* _WORK TO BE COMPLETED_:
Copy every line from the data below in which the string "matplotlib" can be found.

Start DATA SHOWN

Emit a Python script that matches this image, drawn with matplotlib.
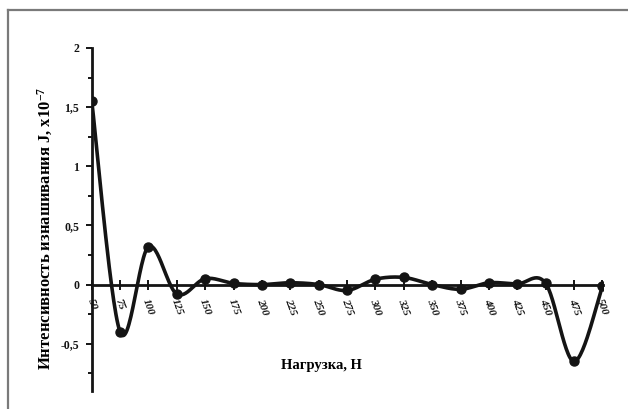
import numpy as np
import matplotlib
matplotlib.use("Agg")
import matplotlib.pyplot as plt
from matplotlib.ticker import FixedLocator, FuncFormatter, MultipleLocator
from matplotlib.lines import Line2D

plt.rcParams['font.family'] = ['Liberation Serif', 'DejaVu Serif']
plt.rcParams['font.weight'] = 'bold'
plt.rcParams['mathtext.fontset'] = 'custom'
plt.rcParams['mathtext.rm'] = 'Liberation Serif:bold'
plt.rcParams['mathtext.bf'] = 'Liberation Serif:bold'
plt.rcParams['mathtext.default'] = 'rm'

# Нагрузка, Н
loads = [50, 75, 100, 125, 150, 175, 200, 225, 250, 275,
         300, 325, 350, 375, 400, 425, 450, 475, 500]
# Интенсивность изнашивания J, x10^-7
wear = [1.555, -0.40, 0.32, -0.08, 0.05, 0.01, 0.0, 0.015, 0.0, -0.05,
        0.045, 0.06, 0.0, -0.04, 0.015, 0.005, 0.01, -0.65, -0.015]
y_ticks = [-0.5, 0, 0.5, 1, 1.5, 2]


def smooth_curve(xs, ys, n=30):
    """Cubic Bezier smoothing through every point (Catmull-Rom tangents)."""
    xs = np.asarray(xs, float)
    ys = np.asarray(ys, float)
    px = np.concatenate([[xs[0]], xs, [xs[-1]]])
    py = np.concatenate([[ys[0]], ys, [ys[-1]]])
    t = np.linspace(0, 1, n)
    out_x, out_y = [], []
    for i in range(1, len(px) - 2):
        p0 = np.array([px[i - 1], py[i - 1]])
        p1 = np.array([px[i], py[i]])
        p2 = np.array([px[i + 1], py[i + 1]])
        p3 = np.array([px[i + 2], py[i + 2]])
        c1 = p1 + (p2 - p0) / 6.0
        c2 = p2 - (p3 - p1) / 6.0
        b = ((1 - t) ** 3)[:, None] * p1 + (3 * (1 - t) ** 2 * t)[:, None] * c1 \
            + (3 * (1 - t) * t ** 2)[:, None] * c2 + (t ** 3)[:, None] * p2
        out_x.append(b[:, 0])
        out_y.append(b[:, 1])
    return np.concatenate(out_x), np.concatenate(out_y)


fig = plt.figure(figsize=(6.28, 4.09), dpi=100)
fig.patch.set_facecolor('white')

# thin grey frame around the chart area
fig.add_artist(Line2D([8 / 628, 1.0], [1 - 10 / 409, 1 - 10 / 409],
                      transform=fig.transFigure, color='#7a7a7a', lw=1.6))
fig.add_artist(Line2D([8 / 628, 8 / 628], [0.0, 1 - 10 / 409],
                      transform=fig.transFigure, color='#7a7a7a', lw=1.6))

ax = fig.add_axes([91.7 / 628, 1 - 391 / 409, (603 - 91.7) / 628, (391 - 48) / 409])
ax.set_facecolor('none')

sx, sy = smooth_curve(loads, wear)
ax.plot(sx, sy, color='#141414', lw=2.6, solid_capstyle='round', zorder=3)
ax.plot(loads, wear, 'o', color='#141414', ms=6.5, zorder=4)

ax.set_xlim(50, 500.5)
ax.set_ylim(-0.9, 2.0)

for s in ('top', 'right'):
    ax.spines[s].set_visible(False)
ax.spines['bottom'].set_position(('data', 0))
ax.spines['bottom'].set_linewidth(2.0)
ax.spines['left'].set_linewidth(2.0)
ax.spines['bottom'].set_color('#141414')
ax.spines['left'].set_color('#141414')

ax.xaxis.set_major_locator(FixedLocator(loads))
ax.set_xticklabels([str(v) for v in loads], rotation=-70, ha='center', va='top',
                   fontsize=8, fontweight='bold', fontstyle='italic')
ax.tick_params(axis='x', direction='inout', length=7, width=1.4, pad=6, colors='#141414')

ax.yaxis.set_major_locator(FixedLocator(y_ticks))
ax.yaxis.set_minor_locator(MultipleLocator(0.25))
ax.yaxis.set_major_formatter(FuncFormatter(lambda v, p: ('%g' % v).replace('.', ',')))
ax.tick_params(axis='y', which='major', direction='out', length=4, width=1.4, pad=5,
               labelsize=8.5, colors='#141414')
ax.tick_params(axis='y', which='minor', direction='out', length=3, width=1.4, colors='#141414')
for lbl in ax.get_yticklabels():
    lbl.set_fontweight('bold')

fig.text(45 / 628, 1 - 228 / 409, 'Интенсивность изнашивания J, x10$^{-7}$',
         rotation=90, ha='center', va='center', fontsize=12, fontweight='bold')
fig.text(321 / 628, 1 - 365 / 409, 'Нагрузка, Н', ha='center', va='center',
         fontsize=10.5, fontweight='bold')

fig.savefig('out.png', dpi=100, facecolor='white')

End DATA SHOWN

* _COMPLETE RESPONSE_:
Emit a Python script that matches this image, drawn with matplotlib.
import matplotlib
matplotlib.use("Agg")
import matplotlib.pyplot as plt
from matplotlib.ticker import FixedLocator, FuncFormatter, MultipleLocator
from matplotlib.lines import Line2D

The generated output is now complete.